More construction for Fisher
Yet again, St. John Fisher will begin construction on the new Skalny Welcome Center. The new building is estimated to cost $3.5 to $4 million. Most of it has come from donations.
The Welcome Center will be the new home for the admissions office and to accommodate the increase in student attendance. There will also be a gallery for students and families to view. The Welcome Center serves as the central location for prospective students and incoming students.
“I think it’s a good idea that we’re expanding the campus. Anyone who visits the school has a central location to go to without having to walk around or get lost,” said 21-year-old applied informational technology major Andrew Auriemma.
Auriemma isn’t the only one who sees this expansion as a good way of helping students.
“It will allow the rooms in Kearny and other buildings to be used as classrooms instead of offices, so that would offer us more room to study,” business management major Elizabeth Nagel, 20, said.
Although the expansion is seen as a good thing for the school, students here for more than three years are starting to grow weary of the construction.
In 2003, Ralph C. Wilson Jr. School of Education Building was opened. The Campus Center and Keough Hall dormitory was finished in 2005. In 2006, the Wegmans School of Pharmacy was completed. One year later, the Wegmans School of Nursing was built. Finally, in 2008, the Fay Building was built, and the old Chapel was torn down.
There are more issues than just the constant construction on campus. As more buildings are placed on campus, the less space there is for anything else.
“It’s going to take more parking space. There’s barely any parking space now.
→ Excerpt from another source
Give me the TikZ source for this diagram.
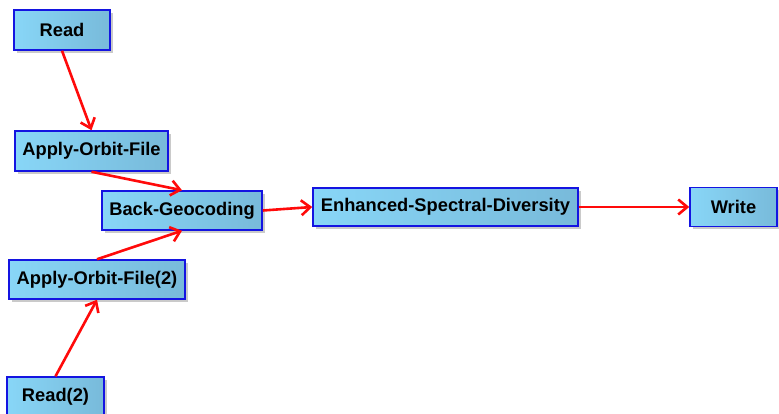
\documentclass[tikz,border=0pt]{standalone}
\usepackage{fontspec}
\setmainfont{Liberation Sans}
\usetikzlibrary{arrows.meta,shadows}
\definecolor{boxL}{RGB}{136,214,247}
\definecolor{boxR}{RGB}{120,186,218}
\definecolor{boxB}{RGB}{20,20,225}
\definecolor{arr}{RGB}{255,10,10}
\tikzset{
  opbox/.style={draw=boxB, line width=1.5pt, left color=boxL, right color=boxR,
    inner sep=0pt, font=\fontsize{18.3}{20}\selectfont\bfseries,
    drop shadow={shadow xshift=3pt, shadow yshift=-3pt, opacity=0.35, fill=black!60}},
  flow/.style={draw=arr, line width=2.6pt, -{Straight Barb[length=9pt,width=15pt,line width=2.6pt]}}
}
\begin{document}
\begin{tikzpicture}[x=1pt,y=-1pt]
\useasboundingbox (0,0) rectangle (779,414);
\node[opbox, minimum width=96pt, minimum height=40pt] (read) at (62,30) {Read};
\node[opbox, minimum width=153pt, minimum height=40pt] (aof) at (91.5,151) {Apply-Orbit-File};
\node[opbox, minimum width=160pt, minimum height=39pt] (bg) at (182,210.5) {Back-Geocoding};
\node[opbox, minimum width=265pt, minimum height=38pt] (esd) at (445.5,207) {Enhanced-Spectral-Diversity};
\node[opbox, minimum width=87pt, minimum height=39pt] (write) at (733.5,207) {Write};
\node[opbox, minimum width=176pt, minimum height=39pt] (aof2) at (97,279.5) {Apply-Orbit-File(2)};
\node[opbox, minimum width=97pt, minimum height=40pt] (read2) at (55.5,397) {Read(2)};
\draw[flow] (read.south) -- (aof.north);
\draw[flow] (aof.south) -- (bg.north);
\draw[flow] (aof2.north) -- (bg.south);
\draw[flow] (read2.north) -- (aof2.south);
\draw[flow] (bg.east) -- (esd.west);
\draw[flow] (esd.east) -- (write.west);
\end{tikzpicture}
\end{document}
Maybe they’ll wise up and add more parking instead of [having] A, B, and C lot,” Auriemma said. “Every year I’ve been here, it’s constantly ‘we’re building, we’re building!’”
Some students, like sociology major Nichole Hazilla, 22, see minor problems with all this construction.
“I don’t feel that it will positively or negatively affect the campus in anyway,” Hazilla said. “It will affect the summer classes and their parking situation, but it won’t really affect the students over [the] next school year because it should be done.”